Thank you! I love taking photos and I love telling stories in as many ways as possible. For me, images are extremely important to my story-telling process. Through them, I can draw the viewer into the space, giving a sense of atmosphere, a timely glimpse or a behind-the-scenes idea, and offer more insight into the story. The ultimate goal is that the viewer has the chance to experience and interpret the scene as they want.
You were previously BBC Travel’s Voice of Rome. Can you tell us about your favourite places in Rome?
Ah, there are so many favorite places! I am crazy for carbonara, but only go to two places: Pipero and Trattoria Da Danilo. I also have a very sweet to tooth so I have a line-up of spots. In the mornings I get my latte macchiato and a pastry from Caffe Roscioli (they make pastries daily and always feature some near-extinct Roman recipes), and I go to Caffe Ciampini for hot chocolate in the winter, spritz in the afternoons and wild cherry gelato whenever it is available. I’ll go to the ends of the earth – in this case, the city – for good pizza and love Sforno near Cinencittà. Closer to home I’ll get my favorite napoletana at Pizzeria ai Marmi in Trastevere.
When it comes to exploring, I’ll take on the entire city any day of the week – and preferably underground. Lucky for me my husband, Darius Arya, is an archaeologist who prefers subterraneans more than anything else. If I’m relaxing outdoors, it’s Villa Borghese, a vast green park in the city centre, where I can take a little boat ride, bicycle, roller skate, or just chill out on the grass. It also happens to be home to a few great museums like Galleria Borghese (Carvaggio and Bernini!) and Museo Pietro Canonica (a wacky little spot), and nearby Etruscan museum Villa Giulia and La Galleria Nazionale - my favorite place in all of Rome to relax, with its incredible modern and contemporary collection.
What makes the perfect Italian summer escape?
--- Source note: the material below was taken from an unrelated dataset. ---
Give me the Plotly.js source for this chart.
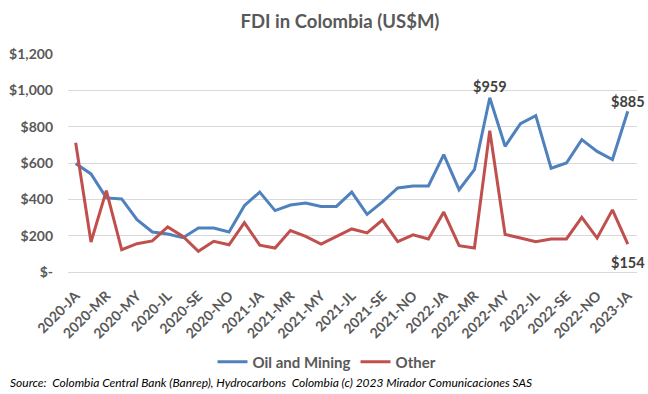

The perfect Italian summer escape is anywhere by the water, with an ombrellone (big beach umbrella) and a beach-side restaurant with frittura di paranza (fried fish) and spaghetti alle vongole (spaghetti with clams) on the menu. And it’s even better if there is a little bit of history and art. My favorite summer getaway is always Sicily – in particular Ortigia, a small attached island in the south built on the ancient Font of Arethusa, with temples, duomo and a Caravaggio. Closer to home, I love Sperlonga, where there is an incredible seaside archaeological museum. I also love Terracina, the seaside town and ancient hilltop where the via Appia Antica passes, and of course the somewhat secret Argentario beaches in Tuscany.
You also encourage people to visit lesser-known museums and galleries through your #EmptyMuseo project. What inspired you to start this and why do you think museums are so important?
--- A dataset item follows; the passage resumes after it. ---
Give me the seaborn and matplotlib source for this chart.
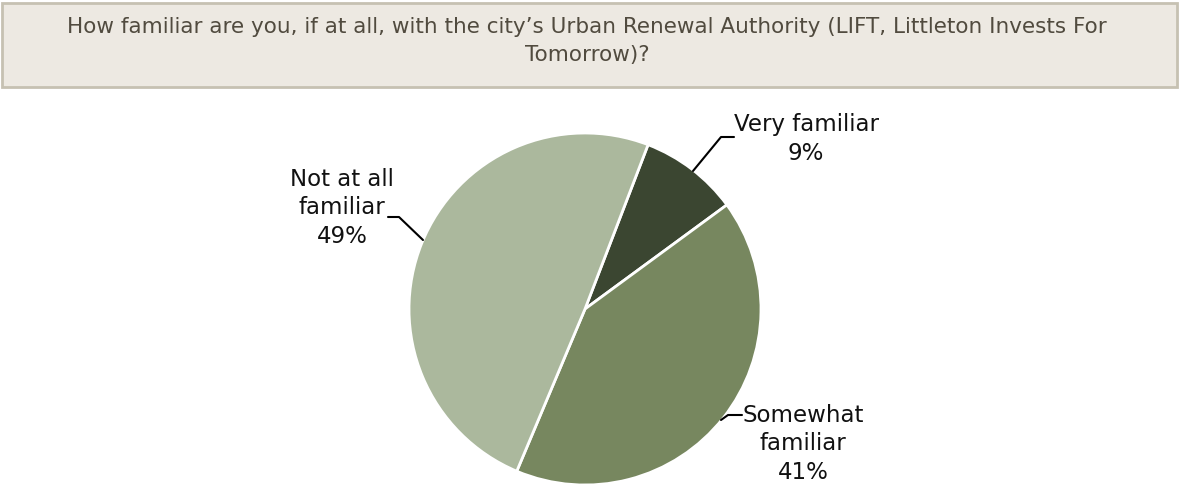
import matplotlib
matplotlib.use("Agg")
import matplotlib.pyplot as plt
from matplotlib.patches import Rectangle
import seaborn as sns

categories = ["Very familiar", "Somewhat\nfamiliar", "Not at all\nfamiliar"]
values = [9, 41, 49]
pct_labels = ["9%", "41%", "49%"]
colors = ["#3B4631", "#77875F", "#ABB89D"]
title = "How familiar are you, if at all, with the city\u2019s Urban Renewal Authority (LIFT, Littleton Invests For\nTomorrow)?"

sns.set_theme(style="white")
plt.rcParams['font.family'] = ['DejaVu Sans']

W, H = 1182, 484
fig = plt.figure(figsize=(W / 100, H / 100), dpi=100)
ax = fig.add_axes([0, 0, 1, 1])

# title box
ax.add_patch(Rectangle((2, H - 87), 1175, 84, facecolor="#EDE9E2",
                       edgecolor="#C6C1B2", linewidth=2, zorder=1))
ax.text(587, H - 41, title, ha="center", va="center", fontsize=15.5,
        color="#514B3F", linespacing=1.5, zorder=2)

cx, cy, r = 585, H - 309, 176
ax.pie(values, colors=colors, startangle=69, counterclock=False,
       center=(cx, cy), radius=r, frame=True,
       wedgeprops=dict(edgecolor="white", linewidth=2))
ax.set_xlim(0, W)
ax.set_ylim(0, H)
ax.set_aspect("equal")
ax.axis("off")

label_pos = [(806, H - 139), (803, H - 444), (342, H - 208)]
for cat, pl, (lx, ly) in zip(categories, pct_labels, label_pos):
    ax.text(lx, ly, f"{cat}\n{pl}", ha="center", va="center", fontsize=16.5,
            color="#111111", linespacing=1.3)

# leader lines
ax.plot([693, 721, 734], [H - 171, H - 137, H - 137], color="black", lw=1.5)
ax.plot([721, 728, 742], [H - 420, H - 415, H - 415], color="black", lw=1.5)
ax.plot([388, 399, 423], [H - 217, H - 217, H - 240], color="black", lw=1.5)

fig.savefig("out.png", dpi=100)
Museums, archaeological sites and cultural spaces have always been my home away from home. When I need a getaway, I can just walk out of the door because Rome has art everywhere, with every era and every genre represented. And so does the rest of Italy. Unfortunately, many incredible museums and sites don't get much visibility, as more popular museums (like Uffizi and Musei Vaticani) are bucket list must-sees. I want to change that, or at least make a little dent, by bringing Italy's museums to small screens. For me, any opportunity to bring people inside an Italian museum, gallery or cultural site is an opportunity to inspire dialogue that spreads outside of the museum and inspires visitors to come back inside. You can learn more about my Empties here.
What do think makes Italy, and the Italian way of life, so special?
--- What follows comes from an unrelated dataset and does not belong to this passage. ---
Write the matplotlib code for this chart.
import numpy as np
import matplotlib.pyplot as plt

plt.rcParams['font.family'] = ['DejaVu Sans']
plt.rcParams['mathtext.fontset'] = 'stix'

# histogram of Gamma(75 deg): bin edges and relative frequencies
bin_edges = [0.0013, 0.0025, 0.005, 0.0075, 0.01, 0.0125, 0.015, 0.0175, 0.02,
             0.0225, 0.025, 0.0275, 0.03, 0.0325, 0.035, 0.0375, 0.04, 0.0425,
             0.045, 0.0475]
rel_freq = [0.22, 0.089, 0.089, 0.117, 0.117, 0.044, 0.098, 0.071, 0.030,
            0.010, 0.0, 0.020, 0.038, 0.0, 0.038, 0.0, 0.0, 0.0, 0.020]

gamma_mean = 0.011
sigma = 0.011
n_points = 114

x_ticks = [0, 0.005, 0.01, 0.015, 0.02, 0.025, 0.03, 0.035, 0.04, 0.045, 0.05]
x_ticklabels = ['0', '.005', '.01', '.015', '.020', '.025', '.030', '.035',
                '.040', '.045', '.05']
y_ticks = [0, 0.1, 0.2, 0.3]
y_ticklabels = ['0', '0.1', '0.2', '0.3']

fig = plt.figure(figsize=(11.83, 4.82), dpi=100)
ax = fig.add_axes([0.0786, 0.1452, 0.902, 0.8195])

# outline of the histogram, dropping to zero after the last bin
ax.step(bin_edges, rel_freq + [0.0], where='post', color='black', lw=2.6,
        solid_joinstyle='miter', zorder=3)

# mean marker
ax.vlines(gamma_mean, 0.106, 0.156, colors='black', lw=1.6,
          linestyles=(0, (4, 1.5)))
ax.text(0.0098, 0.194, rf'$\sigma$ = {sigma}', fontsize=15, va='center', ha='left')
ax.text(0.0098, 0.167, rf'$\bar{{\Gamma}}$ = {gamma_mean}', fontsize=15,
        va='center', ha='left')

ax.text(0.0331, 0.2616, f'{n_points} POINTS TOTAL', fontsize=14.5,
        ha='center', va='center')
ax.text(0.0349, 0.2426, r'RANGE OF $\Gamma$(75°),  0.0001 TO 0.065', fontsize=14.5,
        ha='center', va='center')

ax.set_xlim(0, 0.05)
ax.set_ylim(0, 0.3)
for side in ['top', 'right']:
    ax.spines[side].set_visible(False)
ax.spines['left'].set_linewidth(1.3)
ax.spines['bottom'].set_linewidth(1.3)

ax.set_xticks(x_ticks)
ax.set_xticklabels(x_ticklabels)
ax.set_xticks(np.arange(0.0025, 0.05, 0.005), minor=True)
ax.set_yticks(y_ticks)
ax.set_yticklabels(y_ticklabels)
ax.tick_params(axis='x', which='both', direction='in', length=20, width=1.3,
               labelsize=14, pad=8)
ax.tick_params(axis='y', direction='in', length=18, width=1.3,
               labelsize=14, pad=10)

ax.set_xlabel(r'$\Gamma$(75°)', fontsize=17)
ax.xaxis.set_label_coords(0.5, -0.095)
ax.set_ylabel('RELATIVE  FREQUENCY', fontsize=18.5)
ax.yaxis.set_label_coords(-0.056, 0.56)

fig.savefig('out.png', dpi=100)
Thanks to an enviable location in the Mediterranean, microclimates and microcultures, the inventiveness of ancient Rome and centuries of patrons, Italy has the best of everything. We have food, culture, cars, sports and nature, but most of all Italy has personality, or better yet, distinct, charming and utterly humorous personalities. Each town and neighborhood is unique unto itself, and Italians take a lot of pride in where they come from- be it Rome, Modena, Nicolosi, or Napoli. This combination of factors is what makes Italy so special.